A young girl tells about a day in her family’s store and home in Guatemala City. Every day customers of many heritages—speaking Spanish, Chinese, and Mayan—come to buy cloth, buttons, and thread in colors like parrot green and mango yellow, and dozens of other items. While the girl’s parents and their friends talk about their hometown in China from where they emigrated many years ago, she and her siblings play games on the rooftop terrace, float paper boats, and make shadow puppets under the glow of flashlights. When the store closes, the girl dances to celebrate her day. Amelia Lau Carling’s thoroughly American children loved her childhood stories about Guatemala so much that she wrote them down for others.
Related: China, Guatemala, Primary (ages 6-9), Realistic Fiction
- ISBN: 9780803720442
- Author: Carling, Amelia Lau
- Published: 1998, Dial
- Themes: Childhood, immigrant, store
- Descriptors: China, Guatemala, Primary (ages 6-9), Realistic Fiction
- No. of pages: 32
Mama& Papa Have a Store is a great story with beautiful pictures.
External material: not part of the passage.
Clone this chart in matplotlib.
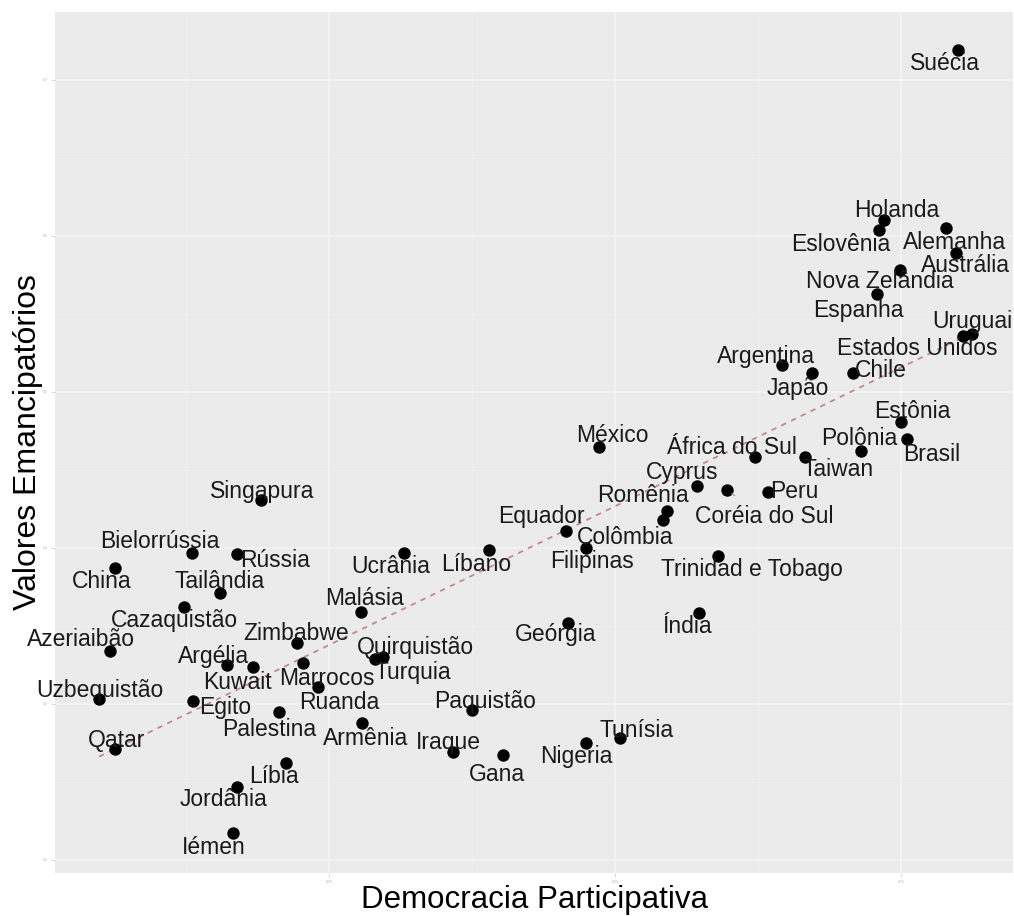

I read this story to my students to show them even when you move away from your home country you can still remember the way life was and share your thoughts and feelings with others. The Chinese family lives in Guatemala City but they spend time with their Chinese friends to share stories and laughter. After I read this story to my third graders, my Chinese American student came to me with a story of the day he was told he was moving to America. I was very surprised because up to that point he really hadn’t shared many things about China with me or the class. I was happy that he felt comfortable sharing his story with me and I think it had something to do with this wonderful story.
Mama & Papa Have a Store by Amelia Lau Carling is about a young girl who tells what it is like to live day in and day out at the store, which is also her home, that her family owns in Guatemala City. People from all over, speaking many languages, come to buy various items from their store. Throughout the pictures of the story we are able to visualize what life is really like in this far away place. While the adults are working, the children are busy playing up on the roof terrace, making paper boats and floating them down the street. At the end of the day, the young girl dances in the middle of the store to celebrate yet another day, so happy and so content.
When the author was talking about the children sitting at the counter and doing their homework when the lights go out, this was something that a lot of my first graders had a hard time with because of the abundance of technology these days. They had a hard time imagining what their play looks like. The children entertained themselves and explained how in very vivid ways thanks to the pictures that were so detailed, which helped us all make connections in one way or another.